Given task:
Retype exactly the lines below, beginning with the first and ending with the line where "deco.set_zorder(0)" appears.

Data excerpt:
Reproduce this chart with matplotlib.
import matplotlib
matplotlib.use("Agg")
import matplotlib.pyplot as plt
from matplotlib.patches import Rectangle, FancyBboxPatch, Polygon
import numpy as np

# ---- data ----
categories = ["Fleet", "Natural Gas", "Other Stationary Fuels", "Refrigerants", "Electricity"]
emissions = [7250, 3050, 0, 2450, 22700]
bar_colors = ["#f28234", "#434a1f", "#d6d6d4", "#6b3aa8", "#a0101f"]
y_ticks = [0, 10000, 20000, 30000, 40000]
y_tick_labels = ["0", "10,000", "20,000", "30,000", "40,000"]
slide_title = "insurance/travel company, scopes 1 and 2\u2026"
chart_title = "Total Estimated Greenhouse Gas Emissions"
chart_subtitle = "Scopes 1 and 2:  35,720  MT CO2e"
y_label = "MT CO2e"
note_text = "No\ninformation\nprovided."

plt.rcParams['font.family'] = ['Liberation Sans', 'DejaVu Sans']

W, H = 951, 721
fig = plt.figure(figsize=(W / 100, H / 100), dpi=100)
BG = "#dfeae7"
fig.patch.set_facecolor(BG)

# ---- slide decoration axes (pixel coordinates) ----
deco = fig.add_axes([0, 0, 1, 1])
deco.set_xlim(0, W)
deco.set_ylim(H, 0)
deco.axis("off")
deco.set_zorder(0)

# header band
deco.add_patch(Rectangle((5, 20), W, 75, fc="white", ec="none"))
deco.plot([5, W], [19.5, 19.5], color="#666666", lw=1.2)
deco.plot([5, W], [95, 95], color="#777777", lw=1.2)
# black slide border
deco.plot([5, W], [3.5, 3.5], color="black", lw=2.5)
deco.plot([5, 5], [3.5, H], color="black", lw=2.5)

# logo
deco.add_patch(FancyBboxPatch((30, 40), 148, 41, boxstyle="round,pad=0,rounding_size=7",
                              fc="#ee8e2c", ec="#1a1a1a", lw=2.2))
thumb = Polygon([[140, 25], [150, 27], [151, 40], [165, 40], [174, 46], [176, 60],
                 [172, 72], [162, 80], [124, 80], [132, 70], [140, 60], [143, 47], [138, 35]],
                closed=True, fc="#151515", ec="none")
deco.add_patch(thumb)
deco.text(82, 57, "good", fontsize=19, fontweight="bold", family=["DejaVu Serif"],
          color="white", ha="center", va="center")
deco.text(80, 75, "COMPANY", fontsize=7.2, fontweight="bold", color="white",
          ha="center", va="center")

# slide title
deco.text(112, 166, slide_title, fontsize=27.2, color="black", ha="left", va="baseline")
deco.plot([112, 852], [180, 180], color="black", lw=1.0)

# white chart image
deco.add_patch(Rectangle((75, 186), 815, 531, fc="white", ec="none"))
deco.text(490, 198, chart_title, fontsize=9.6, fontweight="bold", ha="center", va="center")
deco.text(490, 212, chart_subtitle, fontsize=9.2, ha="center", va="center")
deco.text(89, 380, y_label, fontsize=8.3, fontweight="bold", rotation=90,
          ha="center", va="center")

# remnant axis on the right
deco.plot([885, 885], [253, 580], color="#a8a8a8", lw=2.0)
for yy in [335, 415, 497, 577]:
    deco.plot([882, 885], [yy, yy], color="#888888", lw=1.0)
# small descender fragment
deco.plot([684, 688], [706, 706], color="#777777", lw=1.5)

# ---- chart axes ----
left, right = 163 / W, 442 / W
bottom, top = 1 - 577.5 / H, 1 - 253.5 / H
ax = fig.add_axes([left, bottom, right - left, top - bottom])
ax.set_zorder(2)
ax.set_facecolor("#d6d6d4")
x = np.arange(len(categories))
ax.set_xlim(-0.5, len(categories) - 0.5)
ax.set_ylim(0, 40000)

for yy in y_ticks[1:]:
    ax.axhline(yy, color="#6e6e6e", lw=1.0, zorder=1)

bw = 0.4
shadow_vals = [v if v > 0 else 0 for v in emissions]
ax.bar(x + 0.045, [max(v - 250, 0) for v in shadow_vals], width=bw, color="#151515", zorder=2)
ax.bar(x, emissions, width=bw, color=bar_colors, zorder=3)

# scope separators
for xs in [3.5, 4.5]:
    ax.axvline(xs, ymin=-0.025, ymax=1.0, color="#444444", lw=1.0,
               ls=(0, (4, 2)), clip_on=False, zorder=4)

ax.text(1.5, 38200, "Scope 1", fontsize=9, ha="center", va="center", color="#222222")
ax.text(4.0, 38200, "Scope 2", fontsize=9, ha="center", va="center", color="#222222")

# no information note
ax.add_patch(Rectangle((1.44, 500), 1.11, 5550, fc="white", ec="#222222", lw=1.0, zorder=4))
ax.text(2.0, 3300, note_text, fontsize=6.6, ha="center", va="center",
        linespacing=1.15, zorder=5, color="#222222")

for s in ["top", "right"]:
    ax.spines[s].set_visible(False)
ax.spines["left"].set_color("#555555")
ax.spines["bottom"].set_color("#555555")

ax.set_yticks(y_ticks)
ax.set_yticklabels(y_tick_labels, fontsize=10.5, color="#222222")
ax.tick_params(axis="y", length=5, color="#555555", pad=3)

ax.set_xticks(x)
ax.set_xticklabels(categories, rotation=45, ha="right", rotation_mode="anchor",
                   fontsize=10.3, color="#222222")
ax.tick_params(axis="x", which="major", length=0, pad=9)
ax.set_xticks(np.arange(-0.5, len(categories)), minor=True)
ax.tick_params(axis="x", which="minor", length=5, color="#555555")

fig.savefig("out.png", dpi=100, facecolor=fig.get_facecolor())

Task result:
Reproduce this chart with matplotlib.
import matplotlib
matplotlib.use("Agg")
import matplotlib.pyplot as plt
from matplotlib.patches import Rectangle, FancyBboxPatch, Polygon
import numpy as np

# ---- data ----
categories = ["Fleet", "Natural Gas", "Other Stationary Fuels", "Refrigerants", "Electricity"]
emissions = [7250, 3050, 0, 2450, 22700]
bar_colors = ["#f28234", "#434a1f", "#d6d6d4", "#6b3aa8", "#a0101f"]
y_ticks = [0, 10000, 20000, 30000, 40000]
y_tick_labels = ["0", "10,000", "20,000", "30,000", "40,000"]
slide_title = "insurance/travel company, scopes 1 and 2\u2026"
chart_title = "Total Estimated Greenhouse Gas Emissions"
chart_subtitle = "Scopes 1 and 2:  35,720  MT CO2e"
y_label = "MT CO2e"
note_text = "No\ninformation\nprovided."

plt.rcParams['font.family'] = ['Liberation Sans', 'DejaVu Sans']

W, H = 951, 721
fig = plt.figure(figsize=(W / 100, H / 100), dpi=100)
BG = "#dfeae7"
fig.patch.set_facecolor(BG)

# ---- slide decoration axes (pixel coordinates) ----
deco = fig.add_axes([0, 0, 1, 1])
deco.set_xlim(0, W)
deco.set_ylim(H, 0)
deco.axis("off")
deco.set_zorder(0)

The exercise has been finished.